En marzo de 2000, pronto hará un cuarto de siglo, los ciudadanos eligieron presidente de la Federación Rusa a un antiguo teniente coronel de la KGB con poca experiencia política: Vladímir Putin, quien aseguró en su toma de posesión que aceptaba los principios de la democracia. Durante los primeros tiempos de su mandato no fue obvio hacia dónde llevaba a su país: mantuvo la apariencia democrática mientras hacía hincapié en la necesidad de construir un Estado moderno y cohesionado. Se parecía en ello a Erdogan en Turquía, hasta el punto de que este último, en una de sus últimas declaraciones, ha dicho que “no quedan muchos líderes, solo Putin y yo”. Ambos son representantes de los dictadores del siglo XXI.

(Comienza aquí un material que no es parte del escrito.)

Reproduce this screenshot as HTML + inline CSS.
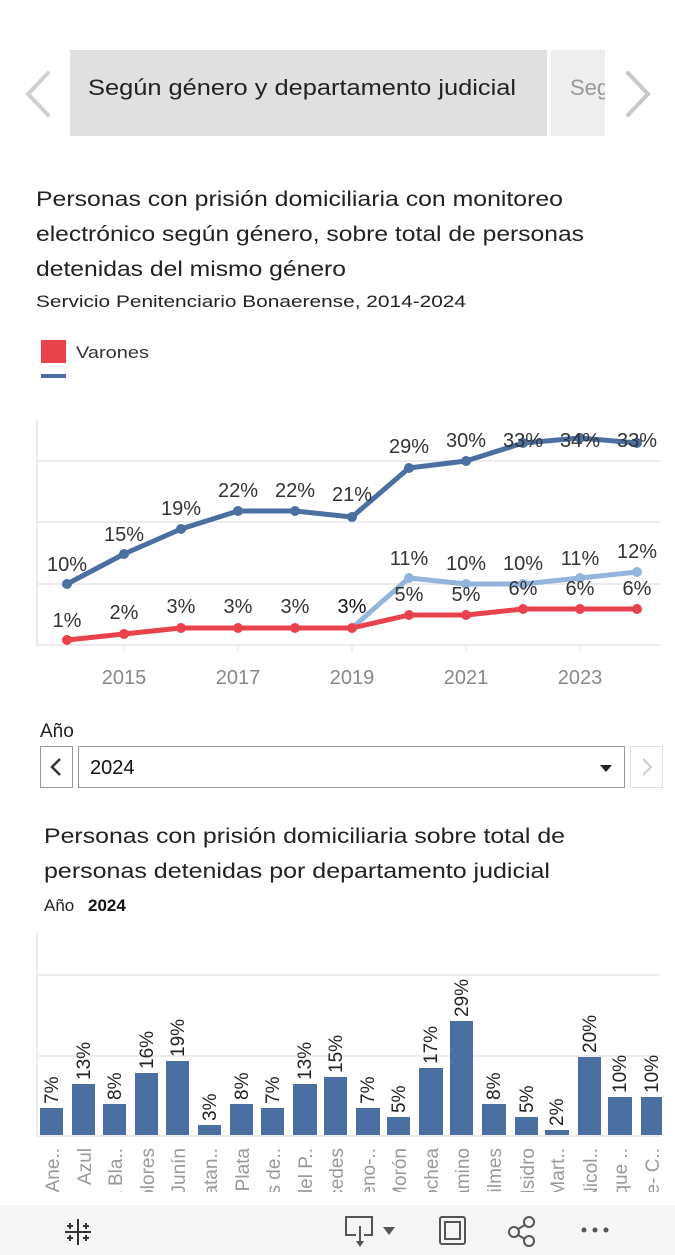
<!DOCTYPE html>
<html><head><meta charset="utf-8"><style>
html,body{margin:0;padding:0;background:#fff;width:675px;height:1255px;overflow:hidden}
svg{display:block;font-family:"Liberation Sans",sans-serif}
</style></head><body>
<svg width="675" height="1255" viewBox="0 0 675 1255" xmlns="http://www.w3.org/2000/svg">
<polyline points="48,73 28,94 48,115" fill="none" stroke="#d0d0d0" stroke-width="4" stroke-linecap="round"/>
<rect x="70" y="50" width="477" height="86" fill="#e0e0e0"/>
<rect x="551" y="50" width="54" height="86" fill="#eeeeee"/>
<text x="88" y="95" font-size="22" fill="#222" textLength="428" lengthAdjust="spacingAndGlyphs">Según género y departamento judicial</text>
<svg x="551" y="50" width="54" height="86"><text x="19" y="45" font-size="22" fill="#999">Seg</text></svg>
<polyline points="628,73 648,94 628,115" fill="none" stroke="#c8c8c8" stroke-width="4" stroke-linecap="round"/>
<g fill="#222" font-size="21">
<text x="36" y="206" textLength="527" lengthAdjust="spacingAndGlyphs">Personas con prisión domiciliaria con monitoreo</text>
<text x="36" y="241" textLength="548" lengthAdjust="spacingAndGlyphs">electrónico según género, sobre total de personas</text>
<text x="36" y="276" textLength="310" lengthAdjust="spacingAndGlyphs">detenidas del mismo género</text>
</g>
<text x="36" y="307" font-size="17" fill="#222" textLength="430" lengthAdjust="spacingAndGlyphs">Servicio Penitenciario Bonaerense, 2014-2024</text>
<rect x="41" y="340" width="25" height="23" fill="#e8434c"/>
<text x="76" y="358" font-size="17" fill="#333" textLength="73" lengthAdjust="spacingAndGlyphs">Varones</text>
<rect x="41" y="374" width="25" height="4" fill="#4a6fa0"/>
<g stroke="#ececec" stroke-width="2">
<line x1="37" y1="461" x2="660" y2="461"/>
<line x1="37" y1="522" x2="660" y2="522"/>
<line x1="37" y1="584" x2="660" y2="584"/>
<line x1="37" y1="645" x2="660" y2="645"/>
<line x1="37" y1="420" x2="37" y2="645"/>
</g>
<g stroke="#e4e4e4" stroke-width="1">
<line x1="124" y1="645" x2="124" y2="652"/><line x1="238" y1="645" x2="238" y2="652"/><line x1="352" y1="645" x2="352" y2="652"/><line x1="466" y1="645" x2="466" y2="652"/><line x1="580" y1="645" x2="580" y2="652"/>
</g>
<g font-size="20" fill="#888" text-anchor="middle">
<text x="124" y="684">2015</text><text x="238" y="684">2017</text><text x="352" y="684">2019</text><text x="466" y="684">2021</text><text x="580" y="684">2023</text>
</g>
<polyline fill="none" stroke="#93b5dc" stroke-width="5" stroke-linejoin="round" points="352,628 409,578 466,584 523,584 580,578 637,572"/>
<g fill="#93b5dc"><circle cx="409" cy="578" r="5"/><circle cx="466" cy="584" r="5"/><circle cx="523" cy="584" r="5"/><circle cx="580" cy="578" r="5"/><circle cx="637" cy="572" r="5"/></g>
<polyline fill="none" stroke="#4a6fa0" stroke-width="5" stroke-linejoin="round" points="67,584 124,554 181,529 238,511 295,511 352,517 409,468 466,461 523,443 580,438 637,443"/>
<g fill="#4a6fa0"><circle cx="67" cy="584" r="5"/><circle cx="124" cy="554" r="5"/><circle cx="181" cy="529" r="5"/><circle cx="238" cy="511" r="5"/><circle cx="295" cy="511" r="5"/><circle cx="352" cy="517" r="5"/><circle cx="409" cy="468" r="5"/><circle cx="466" cy="461" r="5"/><circle cx="523" cy="443" r="5"/><circle cx="580" cy="438" r="5"/><circle cx="637" cy="443" r="5"/></g>
<polyline fill="none" stroke="#e8434c" stroke-width="5" stroke-linejoin="round" points="67,640 124,634 181,628 238,628 295,628 352,628 409,615 466,615 523,609 580,609 637,609"/>
<g fill="#e8434c"><circle cx="67" cy="640" r="5"/><circle cx="124" cy="634" r="5"/><circle cx="181" cy="628" r="5"/><circle cx="238" cy="628" r="5"/><circle cx="295" cy="628" r="5"/><circle cx="352" cy="628" r="5"/><circle cx="409" cy="615" r="5"/><circle cx="466" cy="615" r="5"/><circle cx="523" cy="609" r="5"/><circle cx="580" cy="609" r="5"/><circle cx="637" cy="609" r="5"/></g>
<g font-size="20" fill="#333" text-anchor="middle">
<text x="67" y="571">10%</text><text x="124" y="541">15%</text><text x="181" y="515">19%</text><text x="238" y="497">22%</text><text x="295" y="497">22%</text><text x="352" y="501">21%</text><text x="409" y="453">29%</text><text x="466" y="447">30%</text><text x="523" y="447">33%</text><text x="580" y="447">34%</text><text x="637" y="447">33%</text>
<text x="409" y="565">11%</text><text x="466" y="570">10%</text><text x="523" y="570">10%</text><text x="580" y="565">11%</text><text x="637" y="558">12%</text>
<text x="67" y="627">1%</text><text x="124" y="619">2%</text><text x="181" y="613">3%</text><text x="238" y="613">3%</text><text x="295" y="613">3%</text><text x="352" y="613" fill="#111">3%</text><text x="409" y="601">5%</text><text x="466" y="601">5%</text><text x="523" y="595">6%</text><text x="580" y="595">6%</text><text x="637" y="595">6%</text>
</g>
<text x="40" y="737" font-size="19" fill="#222">Año</text>
<rect x="40.5" y="746.5" width="32" height="41" fill="#fff" stroke="#999"/>
<polyline points="60,759 52,767 60,775" fill="none" stroke="#333" stroke-width="2.5"/>
<rect x="78.5" y="746.5" width="546" height="41" fill="#fff" stroke="#999"/>
<text x="90" y="774" font-size="20" fill="#111">2024</text>
<polygon points="600,765 612,765 606,772" fill="#222"/>
<rect x="630.5" y="746.5" width="32" height="41" fill="#fff" stroke="#e0e0e0"/>
<polyline points="643,759 651,767 643,775" fill="none" stroke="#ccc" stroke-width="2"/>
<g fill="#222" font-size="21">
<text x="44" y="843" textLength="521" lengthAdjust="spacingAndGlyphs">Personas con prisión domiciliaria sobre total de</text>
<text x="44" y="878" textLength="506" lengthAdjust="spacingAndGlyphs">personas detenidas por departamento judicial</text>
</g>
<text x="44" y="911" font-size="17" fill="#222">Año</text>
<text x="88" y="911" font-size="17" font-weight="bold" fill="#111">2024</text>
<g stroke="#ededed" stroke-width="2">
<line x1="37" y1="975" x2="660" y2="975"/><line x1="37" y1="1056" x2="660" y2="1056"/><line x1="37" y1="1136" x2="660" y2="1136"/><line x1="37" y1="933" x2="37" y2="1136"/>
</g>
<g fill="#4a6fa0">
<rect x="40" y="1108" width="23" height="27"/><rect x="72" y="1084" width="23" height="51"/><rect x="103" y="1104" width="23" height="31"/><rect x="135" y="1073" width="23" height="62"/><rect x="166" y="1061" width="23" height="74"/><rect x="198" y="1125" width="23" height="10"/><rect x="230" y="1104" width="23" height="31"/><rect x="261" y="1108" width="23" height="27"/><rect x="293" y="1084" width="24" height="51"/><rect x="324" y="1077" width="23" height="58"/><rect x="356" y="1108" width="24" height="27"/><rect x="387" y="1117" width="23" height="18"/><rect x="419" y="1068" width="24" height="67"/><rect x="450" y="1021" width="23" height="114"/><rect x="482" y="1104" width="24" height="31"/><rect x="515" y="1117" width="23" height="18"/><rect x="545" y="1130" width="24" height="5"/><rect x="578" y="1057" width="23" height="78"/><rect x="608" y="1097" width="24" height="38"/><rect x="641" y="1097" width="21" height="38"/>
</g>
<g font-size="19" fill="#222">
<text transform="translate(58,1104) rotate(-90)">7%</text>
<text transform="translate(90,1080) rotate(-90)">13%</text>
<text transform="translate(121,1100) rotate(-90)">8%</text>
<text transform="translate(153,1069) rotate(-90)">16%</text>
<text transform="translate(184,1057) rotate(-90)">19%</text>
<text transform="translate(216,1121) rotate(-90)">3%</text>
<text transform="translate(248,1100) rotate(-90)">8%</text>
<text transform="translate(279,1104) rotate(-90)">7%</text>
<text transform="translate(311,1080) rotate(-90)">13%</text>
<text transform="translate(342,1073) rotate(-90)">15%</text>
<text transform="translate(374,1104) rotate(-90)">7%</text>
<text transform="translate(405,1113) rotate(-90)">5%</text>
<text transform="translate(437,1064) rotate(-90)">17%</text>
<text transform="translate(468,1017) rotate(-90)">29%</text>
<text transform="translate(500,1100) rotate(-90)">8%</text>
<text transform="translate(533,1113) rotate(-90)">5%</text>
<text transform="translate(563,1126) rotate(-90)">2%</text>
<text transform="translate(596,1053) rotate(-90)">20%</text>
<text transform="translate(626,1093) rotate(-90)">10%</text>
<text transform="translate(658,1093) rotate(-90)">10%</text>
</g>
<svg x="0" y="1140" width="675" height="52">
<g font-size="19" fill="#999" text-anchor="end">
<text transform="translate(59,8) rotate(-90)">Bahía Blanca-Ane..</text>
<text transform="translate(91,8) rotate(-90)">Azul</text>
<text transform="translate(122,8) rotate(-90)">Bahía Bla..</text>
<text transform="translate(154,8) rotate(-90)">Dolores</text>
<text transform="translate(185,8) rotate(-90)">Junín</text>
<text transform="translate(217,8) rotate(-90)">La Matan..</text>
<text transform="translate(249,8) rotate(-90)">La Plata</text>
<text transform="translate(280,8) rotate(-90)">Lomas de..</text>
<text transform="translate(312,8) rotate(-90)">Mar del P..</text>
<text transform="translate(343,8) rotate(-90)">Mercedes</text>
<text transform="translate(375,8) rotate(-90)">Moreno-..</text>
<text transform="translate(406,8) rotate(-90)">Morón</text>
<text transform="translate(438,8) rotate(-90)">Necochea</text>
<text transform="translate(469,8) rotate(-90)">Pergamino</text>
<text transform="translate(501,8) rotate(-90)">Quilmes</text>
<text transform="translate(534,8) rotate(-90)">San Isidro</text>
<text transform="translate(564,8) rotate(-90)">San Mart..</text>
<text transform="translate(597,8) rotate(-90)">San Nicol..</text>
<text transform="translate(627,8) rotate(-90)">Trenque ..</text>
<text transform="translate(659,8) rotate(-90)">Zárate- C..</text>
</g>
</svg>
<rect x="0" y="1205" width="675" height="50" fill="#f6f6f6"/>
<g stroke="#333" stroke-width="2">
<line x1="78" y1="1219" x2="78" y2="1245"/><line x1="65" y1="1232" x2="91" y2="1232"/>
<line x1="70" y1="1223" x2="70" y2="1229"/><line x1="67" y1="1226" x2="73" y2="1226"/>
<line x1="86" y1="1223" x2="86" y2="1229"/><line x1="83" y1="1226" x2="89" y2="1226"/>
<line x1="70" y1="1235" x2="70" y2="1241"/><line x1="67" y1="1238" x2="73" y2="1238"/>
<line x1="86" y1="1235" x2="86" y2="1241"/><line x1="83" y1="1238" x2="89" y2="1238"/>
</g>
<g fill="none" stroke="#555" stroke-width="2">
<path d="M356,1235 H346 V1217 H372 V1235 H364"/><line x1="360" y1="1226" x2="360" y2="1243"/>
<rect x="440" y="1217" width="25" height="27" rx="2"/><rect x="445" y="1222" width="15" height="17"/>
<circle cx="514" cy="1232" r="5"/><circle cx="529" cy="1222" r="5"/><circle cx="529" cy="1241" r="5"/><line x1="518" y1="1229" x2="525" y2="1225"/><line x1="518" y1="1235" x2="525" y2="1239"/>
</g>
<polygon points="356,1241 364,1241 360,1247" fill="#555"/>
<polygon points="383,1227 395,1227 389,1235" fill="#555"/>
<g fill="#555"><circle cx="584" cy="1230" r="2.5"/><circle cx="595" cy="1230" r="2.5"/><circle cx="606" cy="1230" r="2.5"/></g>
</svg>
</body></html>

No son los únicos. A la misma categoría han pertenecido, entre otros, Chávez en Venezuela y Orbán en Hungría, líderes no democráticos que han utilizado una serie de técnicas comunes. Bastantes de ellos se inspiraron en el pionero de este nuevo estilo, Lee Kuan Yew, ex primer ministro de Singapur, que a partir de los años sesenta convirtió su país en un formidable modelo de control político.
El más icónico de estos nuevos dictadores es Putin, por muchos motivos: la importancia del país que lidera, o por la invasión de un país vecino como Ucrania, en una guerra que dura ya alrededor de mil días. Sergéi Guriev y Daniel Treisman son los autores de un libro sobre el tema titulado Los nuevos dictadores. El rostro cambiante de la tiranía en el siglo XXI (Deusto), publicado hace un par de años. Ambos están vinculados con Putin: Guriev fue rector de la Escuela de Economía de Rusia en Moscú hasta 2013, cuando dimitió y abandonó el país huyendo de la campaña de intimidación contra los intelectuales críticos. Treisman ha centrado sus investigaciones en el análisis de la política y la economía rusas, y en la corrupción en los Estados autoritarios. En su texto desarrollan la tesis de que en nuestros días los dictadores combinan la represión y la manipulación (“los dictadores de la manipulación”): cuanto más se moderniza un país y entra en los circuitos de la globalización, su líder utiliza con más intensidad la manipulación, aunque no tiene reparo en dar marcha atrás y destruir a sus adversarios. Los autores del libro utilizan el peculiar concepto de “detenciones de puertas giratorias”, una estrategia para evitar condenas largas a las figuras políticamente importantes, por su posible efecto negativo en la opinión pública; en vez de ello promueven reiteradas detenciones y arrestos de los que los acusados son liberados en poco tiempo para volver a encausarlos y eventualmente condenarlos por otros delitos (quizá no políticos y a menudo insustanciales; véase la Nicaragua de Ortega y Murillo), lo cual aspira a diluir el interés de la opinión pública en tales figuras.
Estos dictadores tratan de alejarse de los tiranos clásicos del siglo XX, que chorrean sangre (los Hitler, Stalin, Franco, Pinochet, Videla…), aparecen en las reuniones con traje civil, dejan de ejecutar por norma a sus oponentes, vuelan todos los meses de enero a Davos a codearse con las elites económicas mundiales, y contratan encuestadores y analistas políticos. Este nuevo modelo, dicen Guriev y Treisman, se basa en una idea brillante: el objetivo principal sigue siendo el monopolio del poder político, pero los hombres fuertes de ahora son conscientes de que en la situación actual la violencia generalizada no siempre es necesaria y ni siquiera conveniente. En lugar de reprimir con dureza los cuerpos, manipulan las mentes a través de los medios de comunicación, las redes sociales y los aparatos ideológicos del Estado.
A los 50 años de la muerte de Franco conviene analizar estas nuevas circunstancias. Después de la Gran Recesión, que minó la fe en la gobernanza mundial, ha disminuido el número de democracias y subido el de dictaduras. En Occidente, el liberalismo parece no ser capaz de enfrentarse a esos dictadores con careta populista, mientras que en Oriente todas las miradas se dirigen al modelo chino.